L’ambition de la Commission est de réduire les charges de reporting pour renforcer la compétitivité en modifiant les directives 2006/43/CE, UE 2022/2462/ UE 2024/1760, afin d’atteindre ces objectifs, tout en maintenant les objectifs du Pacte Vert européen et le plan d’action pour la finance durable.
Que contiendra l’Omnibus ?
Nul ne peut le dire de façon certaine, mais on peut raisonnablement penser qu’il pourrait contenir des mesures de réduction de la charge de travail par rapport à l’existant, de relèvement de seuils quant à l’obligation de produire un rapport de durabilité, (les seuils de 450 000 000 de CA HT et 1000 salariés ont pu être avancés), limitant, de facto, significativement le nombre d’entreprises concernées.
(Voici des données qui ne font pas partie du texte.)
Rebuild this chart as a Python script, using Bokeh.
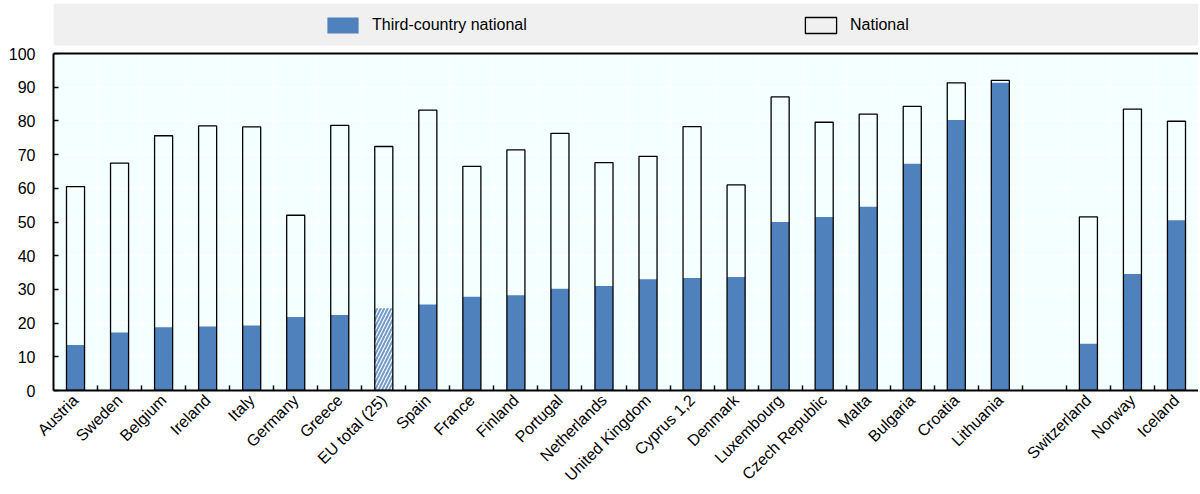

Il pourrait également contenir une réduction du nombre d’E.S.R.S. pour ne retenir que les plus pertinents, ainsi qu’une appréciation limitée, notamment pour la C.S.3.D, de la chaine de valeur limitée aux fournisseurs directs et en prenant en compte un critère de taille d’effectifs des sociétés concernées par ladite chaine de valeur, en visant principalement à limiter la contrainte, en termes de demandes, sur les acteurs de la chaine de valeur. La notion de partie prenante serait revue à la baisse. Il ne serait plus question d’E.S.R.S. sectoriels. La question que beaucoup se posent est de savoir si l’Europe ira jusqu’à abandonner le principe de double matérialité, qui était la marque de fabrique du rapport de durabilité. On évoque également un système d’évaluation de risques qui permette aux entreprises de se jauger. Les normes sectorielles ne seraient plus d’actualité. Les normes d’application volontaire de la C.S.R.D. auraient également vocation à être proportionnées.
Un acte délégué pourrait envisager un nouveau cadre de rapport volontaire.
Soulignons que la création d’une catégorie d’entreprises de taille moyenne, qui pourrait correspondre à ce qu’on appelle communément les E.T.I en France, avec une réglementation adaptée à leur taille est une évolution qui se doit d’être soulignée. Elle répondra à l’attente de nombre d’entreprises, de taille intermédiaire, à qui s’appliquait une législation disproportionnée eu égard à leur taille et à leurs moyens.
Réponse aux questions prévue le 26 février prochain, date annoncée de l’arrivée de l’Omnibus.